If the old URLs serve content with status "200 OK" then Google will continue to index them. You need the old URLs to each serve a 301 redirect to their new respective URL, or send "404 Not Found" for each request. All of your internal linking needs to use the new style URLs on every page. Use Xenu LinkSleuth to make sure that is so.
I guess we'll never really know how important an individual page or link is to google, so it's probably best to treat them all with equal respect.
All the best
Col :-)
I guess google did scan the proper directories. When I was looking at the weblogs, I forgot that the url paths are what they look like after mod_rewrite, not what google actually saw.
www.example.com/pagex for spiders and bots andwww.example.com/pagex/cartnumber for users
Am I correct in assuming that you are doing something like:
www.example.com/blue_widgets
for bots and
www.example.com/blue_widgets/c2v3f56r65ws
for normal users?
If so, you could run into some real trouble with duplicate content penalties as well as getting slammed for cloaking. You would be much better off, IMHO, with the following:
www.example.com/blue_widgets.html
for bots and
www.example.com/blue_widgets.html?cart=c2v3f56r65ws
for normal users
Actually you would be even better off not using session ids at all since the vest majority of users have cookies enabled. I used to have my site setup as in my example and even using IP delivery to detect bots ended up with pages with session ids getting indexed.

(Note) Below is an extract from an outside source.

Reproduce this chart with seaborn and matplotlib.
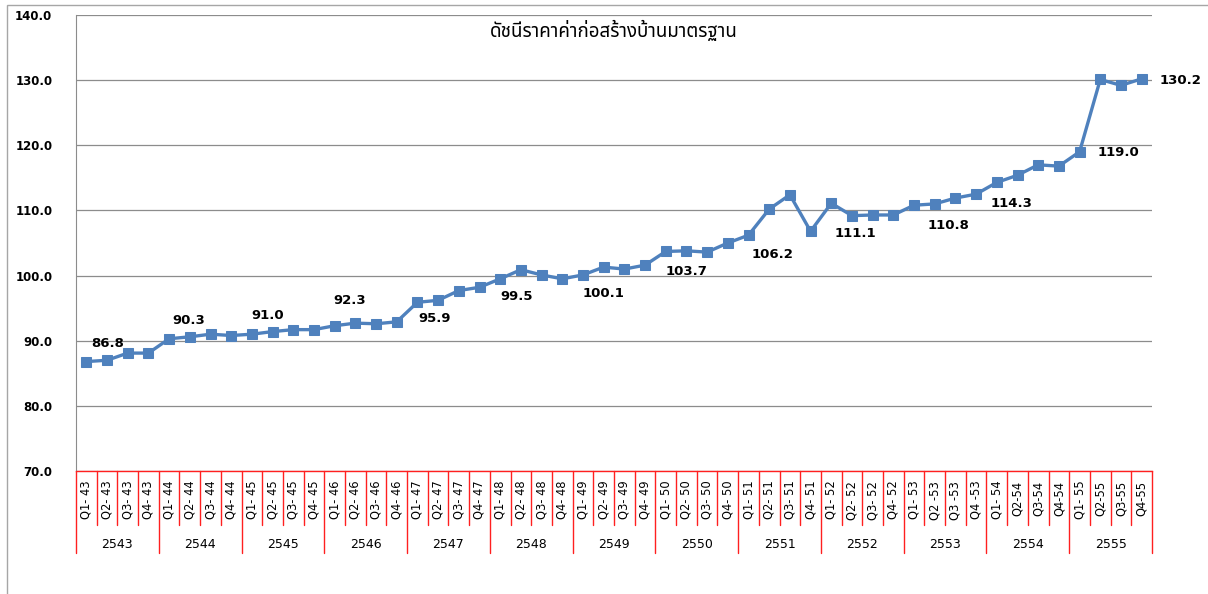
import matplotlib
matplotlib.use("Agg")
import matplotlib.pyplot as plt
from matplotlib.patches import Rectangle
import seaborn as sns
import numpy as np
import pandas as pd

# Thai BE years, four quarters each
years = ["2543", "2544", "2545", "2546", "2547", "2548", "2549",
         "2550", "2551", "2552", "2553", "2554", "2555"]

quarter_labels = [
    "Q1- 43", "Q2- 43", "Q3- 43", "Q4- 43",
    "Q1- 44", "Q2- 44", "Q3- 44", "Q4- 44",
    "Q1- 45", "Q2- 45", "Q3- 45", "Q4- 45",
    "Q1- 46", "Q2- 46", "Q3- 46", "Q4- 46",
    "Q1- 47", "Q2- 47", "Q3- 47", "Q4- 47",
    "Q1- 48", "Q2- 48", "Q3- 48", "Q4- 48",
    "Q1- 49", "Q2- 49", "Q3- 49", "Q4- 49",
    "Q1- 50", "Q2- 50", "Q3- 50", "Q4- 50",
    "Q1- 51", "Q2- 51", "Q3- 51", "Q4- 51",
    "Q1- 52", "Q2- 52", "Q3- 52", "Q4- 52",
    "Q1- 53", "Q2 -53", "Q3 -53", "Q4 -53",
    "Q1- 54", "Q2-54", "Q3-54", "Q4-54",
    "Q1- 55", "Q2-55", "Q3-55", "Q4-55",
]

index_values = [
    86.8, 87.0, 88.1, 88.1,
    90.3, 90.6, 91.0, 90.8,
    91.0, 91.4, 91.7, 91.7,
    92.3, 92.7, 92.6, 92.9,
    95.9, 96.2, 97.7, 98.2,
    99.5, 100.9, 100.1, 99.5,
    100.1, 101.3, 101.0, 101.6,
    103.7, 103.8, 103.6, 105.0,
    106.2, 110.2, 112.4, 106.8,
    111.1, 109.2, 109.3, 109.3,
    110.8, 111.0, 111.9, 112.5,
    114.3, 115.4, 117.0, 116.8,
    119.0, 130.1, 129.2, 130.2,
]

# which points carry a data label, and the label's pixel offset from the point
label_points = [0, 4, 8, 12, 16, 20, 24, 28, 32, 36, 40, 44, 48, 51]
label_offsets = [(21, 18), (20, 18), (16, 19), (15, 25), (17, -16), (16, -18),
                 (21, -19), (21, -20), (24, -19), (24, -30), (34, -20),
                 (15, -21), (39, -1), (39, -2)]

title = "ดัชนีราคาค่าก่อสร้างบ้านมาตรฐาน"

sns.set_style("white")
plt.rcParams["font.family"] = ["DejaVu Sans"]
plt.rcParams["text.color"] = "black"
plt.rcParams["xtick.color"] = "black"
plt.rcParams["ytick.color"] = "black"
thai_family = ["Tahoma", "Noto Sans Thai", "Sarabun", "Anuphan", "DejaVu Sans"]

df = pd.DataFrame({"pos": np.arange(len(index_values)), "value": index_values})

fig = plt.figure(figsize=(12.08, 5.94), dpi=100)
ax = fig.add_axes([76 / 1208, 1 - 471 / 594, (1152 - 76) / 1208, (471 - 15) / 594])

sns.lineplot(data=df, x="pos", y="value", ax=ax, color="#4F81BD", linewidth=2.4,
             marker="s", markersize=7, markeredgecolor="#4F81BD")

ax.set_xlim(-0.5, len(index_values) - 0.5)
ax.set_ylim(70, 140)
ax.set_yticks(np.arange(70, 141, 10))
ax.set_yticklabels([f"{v:.1f}" for v in np.arange(70, 141, 10)],
                   fontweight="bold", fontsize=8.5)
ax.yaxis.grid(True, color="#8c8c8c", linewidth=0.9)
ax.set_xlabel("")
ax.set_ylabel("")

ax.set_xticks(np.arange(len(quarter_labels)))
ax.set_xticklabels(quarter_labels, rotation=90, fontsize=8.3)
ax.tick_params(axis="x", length=0, pad=7)
ax.tick_params(axis="y", length=0, pad=17)

for side in ["top", "right"]:
    ax.spines[side].set_visible(False)
ax.spines["left"].set_color("#8c8c8c")
ax.spines["bottom"].set_color("#ff2020")
ax.spines["bottom"].set_linewidth(1.0)

# multi-level category axis separators
trans = ax.get_xaxis_transform()
n = len(quarter_labels)
for i in range(n + 1):
    depth = -0.18 if i % 4 == 0 else -0.118
    ax.plot([i - 0.5, i - 0.5], [0, depth], color="#ff2020", linewidth=1.0,
            transform=trans, clip_on=False)
for k, yr in enumerate(years):
    ax.text(4 * k + 1.5, -0.162, yr, transform=trans, ha="center", va="center",
            fontsize=9)

for p, (dx, dy) in zip(label_points, label_offsets):
    ax.annotate(f"{index_values[p]:.1f}", (p, index_values[p]),
                xytext=(dx, dy), textcoords="offset pixels",
                ha="center", va="center", fontsize=9.5, fontweight="bold")

ax.text(0.5, 0.967, title, transform=ax.transAxes, ha="center", va="center",
        fontsize=13.5, family=thai_family)

fig.patches.append(Rectangle((7 / 1208, -0.01), 1.2, 1 - 5 / 594 + 0.01,
                             transform=fig.transFigure, fill=False,
                             edgecolor="#a6a6a6", linewidth=1.0))

fig.savefig("out.png", dpi=100)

I resisted the idea of eliminating SIDs for a long time assuming that a significant number of users would have cookies turned off. I set some code up to log whenever someone tried to add an item to their cart and had cookies disabled, and it was very rare. It usually happened when someone bookmarked a cart page and tried to go back to it. Of course, YMMV
As far as dulicate content, the old dynamic pages have no PR, and the new static looking pages will have PR, so if their is a duplicate content penalty, Google will get rid of the old dynamic pages, which is what I want anyways.
I do't think googleguy is around anymore, but I have heard these concerns before, and have heard of them refuted. It would be nice to hear it from an authoriative source, do dispell this once and for all.
Is this a must? I've been maintaining links to the old url that 301s. So far MSN and Yahoo have been quick to replace the old with the new. A month after I activated the 301s, Google is starting to index the new urls (which go to subdomains of the old url).
So far, running a search for a text snippet that belongs to both the old and the new url returns only the new url.